A chameleon is costly to maintain, gets sick just from stress, requires advanced care giving and a lot of time. Few adults can handle this let alone children. i am a parent and when my son was six he was given a tortouise for his birthday. needless to say he lost interest in a month and it became mine. I have heard that bearded dragons are the best starter pet due to thier temperment and hardyness. I strongly discourage people from getting chams when they approach me when i am walking around with mine. he is very tame and likes people and as everyone knows this is not the usual temperment of chams. i do not think any pet for anyone should be a surprise.for children or adults. thus is a permanent addision to the family.
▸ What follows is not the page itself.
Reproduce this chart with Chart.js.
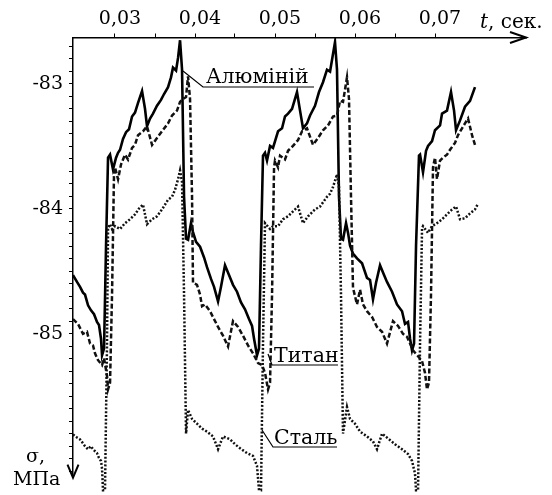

Unless the person wants one and knows everything it entails. Also vet visits for chams is very expensive and must be taken into consideration.
 

MzLaurie11

Established Member
Handling! They need to be okay that chams are not animals that can be ‘played with’.
Since veileds seem to be most common, you may also want to mention temperament and aggression. My girls have bit me several times and are always trying to get me more.
Gender. Males would be a better choice to avoid the whole egg laying thing.
Age of the chameleon. Avoiding those adorable babies that are way too young and fragile.
Rather than age of the child, I think it’s better to go by responsibility level and parental involvement.
I think your gender consideration is a very valid point and should be included in the video.